I have a hard time doing that.
I'm fortunate to have married a man who shares my faith. When one of us is set on "dim", the other of us can help change the setting. Together, we're bright with faith. This has great implications for our sex life. Our sex life is practiced for a long time, without interruption, with reverent devotion. That's about the only example I can think of for having that type of experience. Even prayer is telegraphic or parcelled out.
I love sex because everyone understands that it's really important, so important you plan vacations around it. So important, no outsider would presume to interrupt it. When you want to have it, you collude to arrange a time and place where you can take the time you need and have a special room for it--conveniently it's usually a bedroom near a bathroom, but it doesn't have to be--and if you have kids and/or little babies, you spend years--YEARS!--inculcating the habit of not banging on that closed door and staging a sit-in outside it because you've been in bed for ten minutes and now you want a drink of water.

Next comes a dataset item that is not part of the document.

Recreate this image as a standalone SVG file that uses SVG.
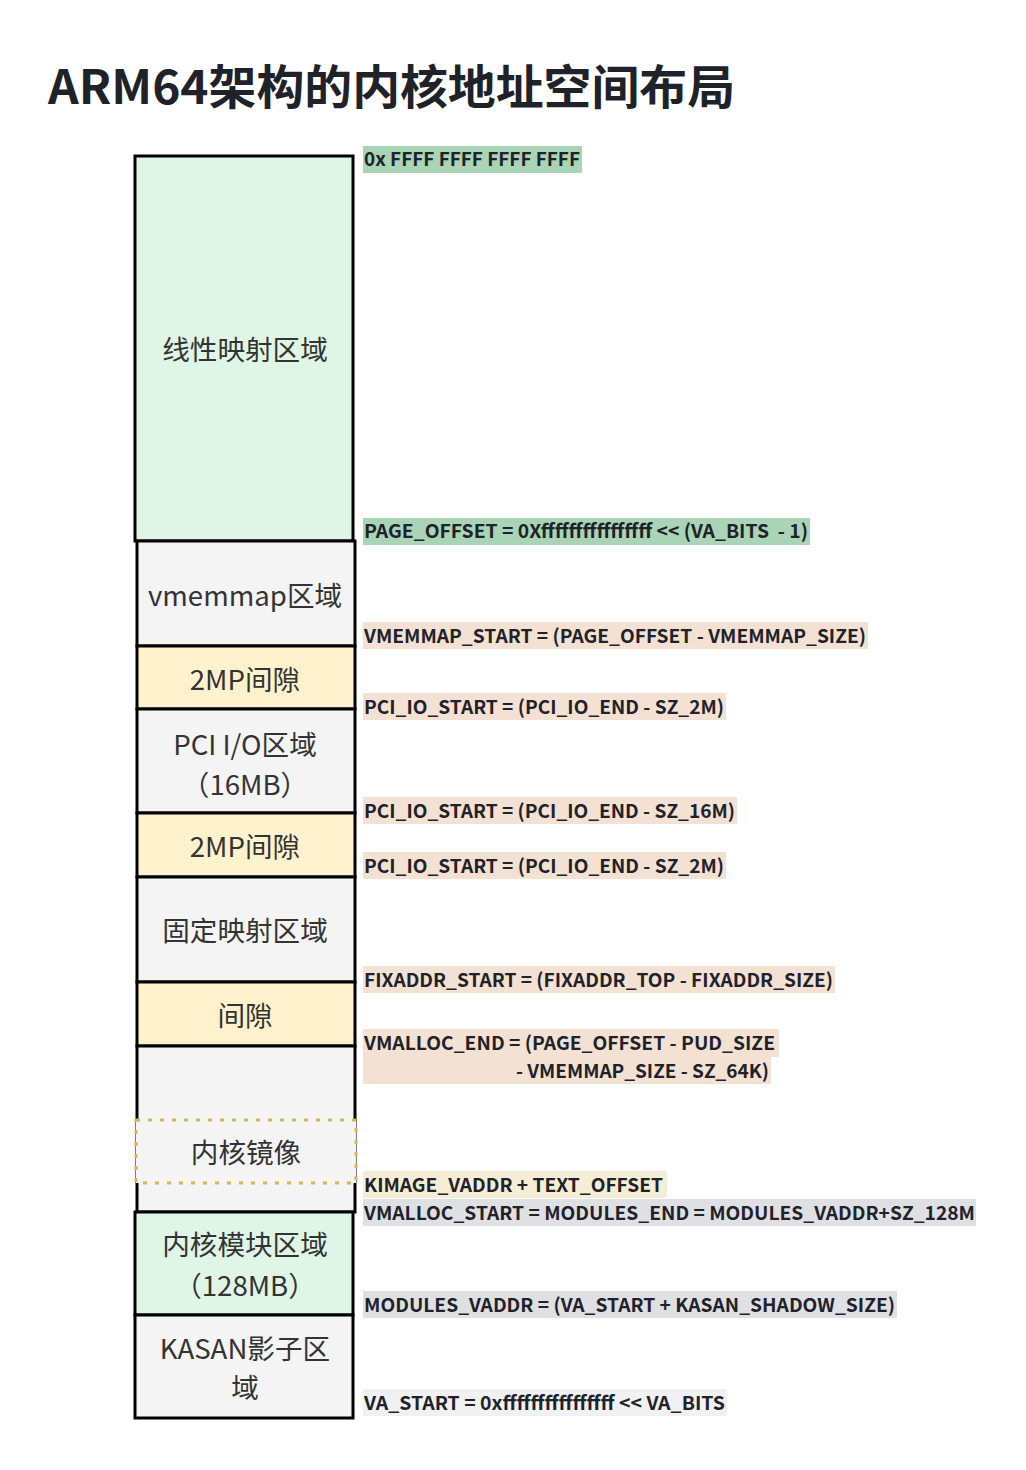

Sometimes we practice with reverent devotion and sometimes we just practice.
I imagine somebody somewhere has a special prayer room, or an understanding within the family that if mommy and daddy are praying with the door closed you have to get your own water. Probably these people are monks or nuns--they're married in a different way, and everyone understands that it's about practice.
The people I know in real life who protect time to practice for a long time, without interruption, with reverent devotion, are athletes and artists. Athletes and artists have more in common when you think, because I'm also both (although not professionally or competitively or even competently). Athletes and artists expand reality by expanding their capacity. The capacity is within their imaginations and bodies. Athletes and artists use discipline and a growing skillset to change their bodies carefully in a way that expands their abilities. To me this is a bigger different between the two groups and those who don't do either of those things, than the difference between the two groups. But artists are creative! Yes, so are athletes. An athlete has to be able to imagine new possibilities and believe in them so vividly that s/he acts upon the possibility and reveals it as real. This is exactly what artists do. But artists are expressive! So are athletes. Look at them! They express their sport or ability on all of our behalves and make it real for us all, just like artists. Michelangelo made a statue of a perfect human form and named it David, and Beckham made a similar one and it's name is Beckham. Both are on display.
The kind of athleticism I have practiced is endurance events like walking and running, with a little cardio and weight training and yoga thrown in. I race because it's more fun to practice with a goal, and I love the applause. I don't care about winning; I care a tiny bit about medals and T-shirts; mostly I care about applause and medals. The kind of art I have practiced is acting, singing, and when that was inconvenient, just plain writing. I've sold some writing but mostly I write to clarify my mind and entertain myself. I don't really write to communicate any more than I run to cross the finish line first. I have done both of these types of activities for a long time, without interruption, with reverent devotion.
I do a LOT of church. I'm from a tradition that insists on worshipers practicing alone, because even though it's great to get together, those types of public worship can't be done for a long time or without interruption even if reverent devotion is the goal. Prayers are telegraphic at my church. They aren't ritualistic but they do punctuate rather than carry the content of our worship sentence. Music lasts about fifteen minutes and then there's announcements. Sometimes sex is like that, too. :-) I have fallen asleep during both activities and so has my husband. ;-)
I was impressed by Moe Khansa's quote of (I think) Rumi when he said in his TEDx talk, "Dancers are athletes of God." This, with Rachel Brice's sanskrit tattoo, underline my main goal in taking up dance as a practice. I combine yearnings within myself as one yearning and this yearning is, to train up my body so it can move in worship in a way that is at once passionate, disciplined, and spontaneously responsive. This is what I mean by dance as a practice. The disciplined expansiveness of athleticism, the expressiveness of art, the praise of God, the joy of sex. For a long time, without interruption, with reverent devotion.